Genome sequencing has revealed a large number of shared and personal somatic mutations across human cancers. In principle, any genetic alteration affecting a protein-coding region has the potential ...to generate mutated peptides that are presented by surface HLA class I proteins that might be recognized by cytotoxic T cells. To test this possibility, we implemented a streamlined approach for the prediction and validation of such neoantigens derived from individual tumors and presented by patient-specific HLA alleles. We applied our computational pipeline to 91 chronic lymphocytic leukemias (CLLs) that underwent whole-exome sequencing (WES). We predicted ∼22 mutated HLA-binding peptides per leukemia (derived from ∼16 missense mutations) and experimentally confirmed HLA binding for ∼55% of such peptides. Two CLL patients that achieved long-term remission following allogeneic hematopoietic stem cell transplantation were monitored for CD8+ T-cell responses against predicted or confirmed HLA-binding peptides. Long-lived cytotoxic T-cell responses were detected against peptides generated from personal tumor mutations in ALMS1, C6ORF89, and FNDC3B presented on tumor cells.
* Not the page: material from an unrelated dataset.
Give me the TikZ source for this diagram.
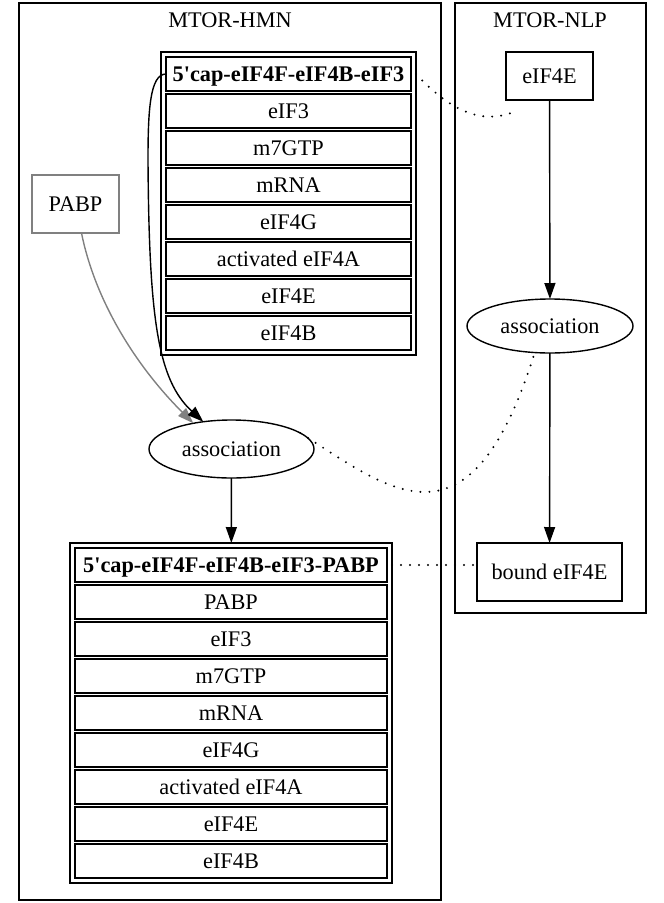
\documentclass[tikz,border=0pt]{standalone}
\usepackage{fontspec}
\setmainfont{Liberation Serif}[Ligatures=TeXOff]
\usetikzlibrary{positioning,fit,shapes.geometric,arrows.meta}
\tikzset{
  cell/.style={draw,line width=1.4pt,minimum height=34pt,inner sep=0pt,outer sep=0pt,text height=15pt,text depth=0pt},
  table/.style={draw,line width=1.4pt,inner sep=5pt,outer sep=0pt},
  cluster/.style={draw,line width=1.4pt,inner sep=0pt,outer sep=0pt},
  box/.style={draw,line width=1.4pt,inner sep=0pt,outer sep=0pt,text height=15pt,text depth=0pt},
  react/.style={ellipse,draw,line width=1.4pt,inner sep=0pt,outer sep=0pt,text height=15pt,text depth=0pt},
  link/.style={line width=2.2pt,line cap=round,dash pattern=on 0pt off 9pt},
  flow/.style={->,line width=1.4pt}
}
\begin{document}
\begin{tikzpicture}[x=1pt,y=-1pt,node distance=3pt,font=\fontsize{22.3}{27}\selectfont,>={Triangle[length=16pt,width=11pt]}]
  \useasboundingbox (0,0) rectangle (664,903);
  % clusters
  \node[cluster,minimum width=422pt,minimum height=897pt] (hmn) at (230,451.5) {};
  \node[text height=15pt,text depth=0pt] (hmnlabel) at (230,20) {MTOR-HMN};
  \node[cluster,minimum width=191pt,minimum height=610pt] (nlp) at (550.5,308) {};
  \node[text height=15pt,text depth=0pt] (nlplabel) at (550,20) {MTOR-NLP};
  % first complex
  \node[cell,minimum width=245pt] (capA) at (288.5,74) {\textbf{5'cap-eIF4F-eIF4B-eIF3}};
  \node[cell,minimum width=245pt,below=of capA] (capAeifiii) {eIF3};
  \node[cell,minimum width=245pt,below=of capAeifiii] (capAgtp) {m7GTP};
  \node[cell,minimum width=245pt,below=of capAgtp] (capAmrna) {mRNA};
  \node[cell,minimum width=245pt,below=of capAmrna] (capAeifg) {eIF4G};
  \node[cell,minimum width=245pt,below=of capAeifg] (capAeifa) {activated eIF4A};
  \node[cell,minimum width=245pt,below=of capAeifa] (capAeife) {eIF4E};
  \node[cell,minimum width=245pt,below=of capAeife] (capAeifb) {eIF4B};
  \node[table,fit=(capA) (capAeifb)] (tabA) {};
  % second complex
  \node[cell,minimum width=312pt] (capB) at (231,565) {\textbf{5'cap-eIF4F-eIF4B-eIF3-PABP}};
  \node[cell,minimum width=312pt,below=of capB] (capBpabp) {PABP};
  \node[cell,minimum width=312pt,below=of capBpabp] (capBeifiii) {eIF3};
  \node[cell,minimum width=312pt,below=of capBeifiii] (capBgtp) {m7GTP};
  \node[cell,minimum width=312pt,below=of capBgtp] (capBmrna) {mRNA};
  \node[cell,minimum width=312pt,below=of capBmrna] (capBeifg) {eIF4G};
  \node[cell,minimum width=312pt,below=of capBeifg] (capBeifa) {activated eIF4A};
  \node[cell,minimum width=312pt,below=of capBeifa] (capBeife) {eIF4E};
  \node[cell,minimum width=312pt,below=of capBeife] (capBeifb) {eIF4B};
  \node[table,fit=(capB) (capBeifb)] (tabB) {};
  % other nodes
  \node[box,draw=gray,minimum width=87pt,minimum height=58pt] (pabp) at (75.5,204) {PABP};
  \node[react,minimum width=165pt,minimum height=58pt] (assocA) at (231.5,449) {association};
  \node[box,minimum width=87pt,minimum height=48pt] (eif) at (549.5,76) {eIF4E};
  \node[react,minimum width=166pt,minimum height=54pt] (assocB) at (550,326) {association};
  \node[box,minimum width=145pt,minimum height=58pt] (bound) at (549.5,572) {bound eIF4E};
  % edges
  \draw[flow] (eif) -- (assocB);
  \draw[flow] (assocB) -- (bound);
  \draw[flow] (assocA) -- (tabB);
  \draw[flow,gray] ([xshift=6pt]pabp.south) .. controls (95,300) and (135,365) .. (assocA.146);
  \draw[flow] (capA.west) .. controls (150,74) and (148,110) .. (148,160) .. controls (149,320) and (158,380) .. (assocA.136);
  \draw[link] (tabA.east |- capA.east) .. controls (450,110) and (480,125) .. ([shift={(8,12)}]eif.south west);
  \draw[link] (assocA.13) .. controls (390,490) and (470,560) .. (assocB.240);
  \draw[link] (tabB.east |- capB.east) -- (bound.west |- capB.east);
\end{tikzpicture}
\end{document}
Finally, we applied our computational pipeline to WES data (N = 2488 samples) across 13 different cancer types and estimated dozens to thousands of predicted neoantigens per individual tumor, suggesting that neoantigens are frequent in most tumors.
•Tumor neoantigens are a promising class of immunogens based on exquisite tumor specificity and the lack of central tolerance against them.•Massively parallel DNA sequencing with class I prediction enables systematic identification of tumor neoepitopes (including from CLL).